O projeto aprovado prevê uma ampliação significativa, incluindo um novo bloco, acesso coberto às áreas esportivas e um campo de futebol, além da reforma dos blocos existentes, refeitório e ginásio de esportes.

Lenir Jost Lofhagen, gestora escolar da João Boos, expressa um misto de esperança e frustração: “É uma expectativa muito grande para os alunos e a diretoria. A equipe se esforça ao máximo para manter um ensino de qualidade, a gente merece um ambiente de trabalho muito bom, melhorado 100%".

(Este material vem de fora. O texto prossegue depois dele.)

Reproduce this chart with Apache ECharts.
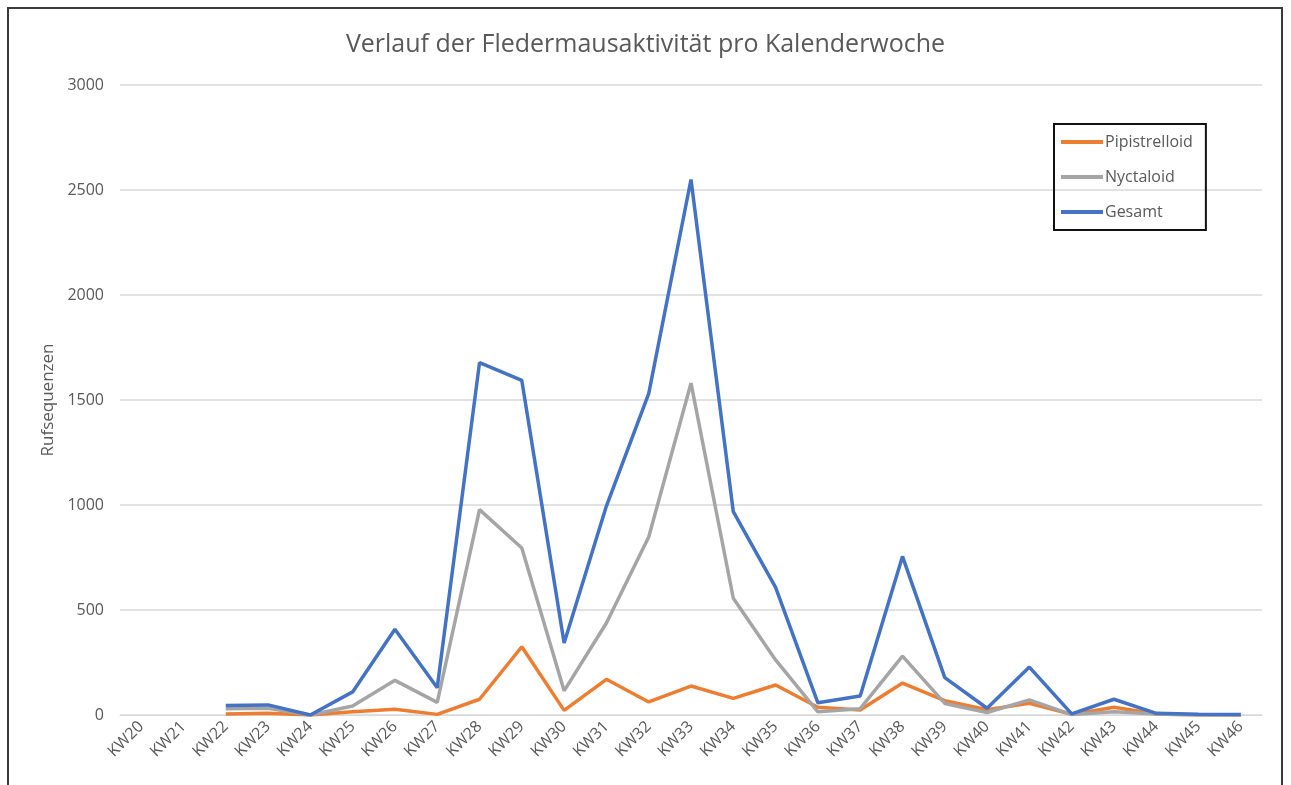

Enquanto a comunidade aguarda a concretização das promessas de reforma, Thomaz Nagel, assessor da direção, reflete sobre os desafios enfrentados: “Infelizmente faz parte de obras públicas. Mas esperamos que o governo atual cumpra o que prometeu, já no seu primeiro ano de administração”.

A placa na frente do prédio, indicando a conclusão da obra para novembro de 2022, permanece como um lembrete constante das expectativas não atendidas, enquanto alunos e professores continuam a navegar em um ambiente educacional marcado por adaptações e incertezas.